-- Start Record excerpts --

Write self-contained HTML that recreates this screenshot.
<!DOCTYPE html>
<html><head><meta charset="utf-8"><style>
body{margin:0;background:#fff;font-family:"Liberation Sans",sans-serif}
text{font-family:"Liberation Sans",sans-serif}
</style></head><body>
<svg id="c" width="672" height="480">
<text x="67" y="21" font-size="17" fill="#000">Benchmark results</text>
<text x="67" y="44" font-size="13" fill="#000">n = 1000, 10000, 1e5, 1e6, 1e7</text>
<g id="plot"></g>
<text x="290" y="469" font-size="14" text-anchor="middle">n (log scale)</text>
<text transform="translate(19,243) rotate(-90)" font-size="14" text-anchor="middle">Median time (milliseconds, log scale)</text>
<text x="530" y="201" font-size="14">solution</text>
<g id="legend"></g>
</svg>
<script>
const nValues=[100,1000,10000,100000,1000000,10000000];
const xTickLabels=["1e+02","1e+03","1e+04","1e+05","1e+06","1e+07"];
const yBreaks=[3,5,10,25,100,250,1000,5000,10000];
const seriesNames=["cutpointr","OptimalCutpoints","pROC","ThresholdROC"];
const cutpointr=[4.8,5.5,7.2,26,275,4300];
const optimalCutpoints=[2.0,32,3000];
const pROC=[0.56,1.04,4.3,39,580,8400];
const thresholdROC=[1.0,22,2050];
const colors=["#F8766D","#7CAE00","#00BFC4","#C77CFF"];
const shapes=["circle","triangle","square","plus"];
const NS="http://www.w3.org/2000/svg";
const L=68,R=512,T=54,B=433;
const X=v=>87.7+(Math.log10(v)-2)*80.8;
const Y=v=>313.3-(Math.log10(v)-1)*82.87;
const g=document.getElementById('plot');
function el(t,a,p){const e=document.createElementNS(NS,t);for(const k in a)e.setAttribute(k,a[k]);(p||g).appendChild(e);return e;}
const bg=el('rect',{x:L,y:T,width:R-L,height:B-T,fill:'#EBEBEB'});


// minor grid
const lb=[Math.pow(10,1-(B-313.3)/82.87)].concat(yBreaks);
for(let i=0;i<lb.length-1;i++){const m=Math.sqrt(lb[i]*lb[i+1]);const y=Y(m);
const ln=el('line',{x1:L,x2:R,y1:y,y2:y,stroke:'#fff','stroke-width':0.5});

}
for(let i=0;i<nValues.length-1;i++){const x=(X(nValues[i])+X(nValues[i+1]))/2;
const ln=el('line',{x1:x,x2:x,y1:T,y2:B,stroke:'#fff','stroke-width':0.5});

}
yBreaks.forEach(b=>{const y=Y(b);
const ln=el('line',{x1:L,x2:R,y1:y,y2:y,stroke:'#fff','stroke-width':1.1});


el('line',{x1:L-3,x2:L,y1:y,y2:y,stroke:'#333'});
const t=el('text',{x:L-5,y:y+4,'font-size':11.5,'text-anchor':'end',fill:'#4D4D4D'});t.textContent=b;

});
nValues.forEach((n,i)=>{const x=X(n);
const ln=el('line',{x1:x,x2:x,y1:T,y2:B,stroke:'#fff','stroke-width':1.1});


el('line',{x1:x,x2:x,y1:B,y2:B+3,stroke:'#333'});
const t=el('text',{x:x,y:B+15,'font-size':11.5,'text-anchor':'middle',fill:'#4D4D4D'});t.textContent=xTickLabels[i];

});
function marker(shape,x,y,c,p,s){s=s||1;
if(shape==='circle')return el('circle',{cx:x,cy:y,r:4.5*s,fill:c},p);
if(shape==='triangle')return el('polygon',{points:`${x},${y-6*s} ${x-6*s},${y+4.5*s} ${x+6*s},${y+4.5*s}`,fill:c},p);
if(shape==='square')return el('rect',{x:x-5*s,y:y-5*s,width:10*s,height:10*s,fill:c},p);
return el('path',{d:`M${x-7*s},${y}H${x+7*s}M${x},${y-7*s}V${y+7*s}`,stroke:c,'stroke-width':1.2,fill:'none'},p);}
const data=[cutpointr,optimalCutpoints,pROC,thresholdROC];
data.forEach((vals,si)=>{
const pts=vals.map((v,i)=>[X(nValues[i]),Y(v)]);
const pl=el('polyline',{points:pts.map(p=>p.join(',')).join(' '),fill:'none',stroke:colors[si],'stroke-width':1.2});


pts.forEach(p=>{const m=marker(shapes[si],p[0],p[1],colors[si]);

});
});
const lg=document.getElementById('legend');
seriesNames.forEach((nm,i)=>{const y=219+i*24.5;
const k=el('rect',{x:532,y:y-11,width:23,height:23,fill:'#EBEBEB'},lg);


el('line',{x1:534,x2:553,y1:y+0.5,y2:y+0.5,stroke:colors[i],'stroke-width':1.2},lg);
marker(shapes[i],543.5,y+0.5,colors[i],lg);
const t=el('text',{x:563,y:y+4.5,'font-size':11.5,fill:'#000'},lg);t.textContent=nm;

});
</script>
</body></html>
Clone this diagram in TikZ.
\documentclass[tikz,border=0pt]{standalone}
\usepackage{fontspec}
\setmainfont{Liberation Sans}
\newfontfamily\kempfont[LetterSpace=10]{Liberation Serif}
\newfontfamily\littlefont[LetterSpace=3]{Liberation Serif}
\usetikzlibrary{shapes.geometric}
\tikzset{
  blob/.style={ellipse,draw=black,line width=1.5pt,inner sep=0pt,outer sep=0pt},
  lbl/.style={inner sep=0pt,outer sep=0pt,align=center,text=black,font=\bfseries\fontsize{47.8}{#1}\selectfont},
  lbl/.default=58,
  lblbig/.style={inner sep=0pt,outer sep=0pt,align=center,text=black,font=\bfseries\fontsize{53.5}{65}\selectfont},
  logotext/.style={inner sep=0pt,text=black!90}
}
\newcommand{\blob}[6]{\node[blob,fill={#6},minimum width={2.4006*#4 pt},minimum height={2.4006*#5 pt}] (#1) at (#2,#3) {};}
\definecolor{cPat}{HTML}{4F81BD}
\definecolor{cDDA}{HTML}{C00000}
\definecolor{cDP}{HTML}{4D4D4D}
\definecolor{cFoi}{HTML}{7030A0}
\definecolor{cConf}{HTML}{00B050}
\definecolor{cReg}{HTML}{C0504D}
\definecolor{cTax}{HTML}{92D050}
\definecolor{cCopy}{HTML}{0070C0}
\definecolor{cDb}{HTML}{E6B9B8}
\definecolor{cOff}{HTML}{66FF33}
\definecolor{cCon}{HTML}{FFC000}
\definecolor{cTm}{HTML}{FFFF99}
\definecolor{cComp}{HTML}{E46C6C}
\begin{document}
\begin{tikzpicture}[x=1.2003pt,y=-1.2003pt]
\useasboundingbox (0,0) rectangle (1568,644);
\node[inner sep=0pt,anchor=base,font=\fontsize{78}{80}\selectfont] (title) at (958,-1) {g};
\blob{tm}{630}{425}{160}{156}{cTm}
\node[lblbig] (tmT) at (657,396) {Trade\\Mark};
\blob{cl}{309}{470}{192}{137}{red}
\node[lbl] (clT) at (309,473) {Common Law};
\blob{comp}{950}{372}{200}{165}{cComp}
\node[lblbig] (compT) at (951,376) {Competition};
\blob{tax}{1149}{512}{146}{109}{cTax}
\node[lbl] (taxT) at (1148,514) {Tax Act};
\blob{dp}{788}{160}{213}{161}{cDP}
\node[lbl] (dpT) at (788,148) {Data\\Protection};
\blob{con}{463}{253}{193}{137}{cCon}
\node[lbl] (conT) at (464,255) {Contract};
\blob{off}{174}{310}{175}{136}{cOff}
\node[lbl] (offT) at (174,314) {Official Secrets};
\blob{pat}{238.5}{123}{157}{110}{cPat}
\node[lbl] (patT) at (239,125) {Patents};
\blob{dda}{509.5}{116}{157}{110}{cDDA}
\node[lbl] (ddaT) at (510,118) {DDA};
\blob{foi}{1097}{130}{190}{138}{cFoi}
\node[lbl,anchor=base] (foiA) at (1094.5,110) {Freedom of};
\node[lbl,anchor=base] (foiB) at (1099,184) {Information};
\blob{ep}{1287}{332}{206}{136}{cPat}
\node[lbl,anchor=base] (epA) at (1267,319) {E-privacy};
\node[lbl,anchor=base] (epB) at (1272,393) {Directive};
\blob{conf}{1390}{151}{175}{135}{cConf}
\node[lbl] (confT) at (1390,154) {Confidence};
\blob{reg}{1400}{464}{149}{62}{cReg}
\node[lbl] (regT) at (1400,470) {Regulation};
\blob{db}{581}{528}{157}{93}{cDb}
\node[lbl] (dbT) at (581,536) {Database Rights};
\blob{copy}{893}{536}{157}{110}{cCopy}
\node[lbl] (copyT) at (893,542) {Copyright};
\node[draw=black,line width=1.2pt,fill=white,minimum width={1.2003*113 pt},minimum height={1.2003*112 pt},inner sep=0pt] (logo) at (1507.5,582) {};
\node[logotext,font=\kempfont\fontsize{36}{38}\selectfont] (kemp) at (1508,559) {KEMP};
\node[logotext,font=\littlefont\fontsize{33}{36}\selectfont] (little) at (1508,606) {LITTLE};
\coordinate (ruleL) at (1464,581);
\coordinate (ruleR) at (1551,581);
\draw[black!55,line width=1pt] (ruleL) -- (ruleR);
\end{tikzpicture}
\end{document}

-- End Record excerpts --

=== Task to carry out ===
Looking at the records above, say how many lines hold the string "this". Write nothing but the number.

=== The response ===
2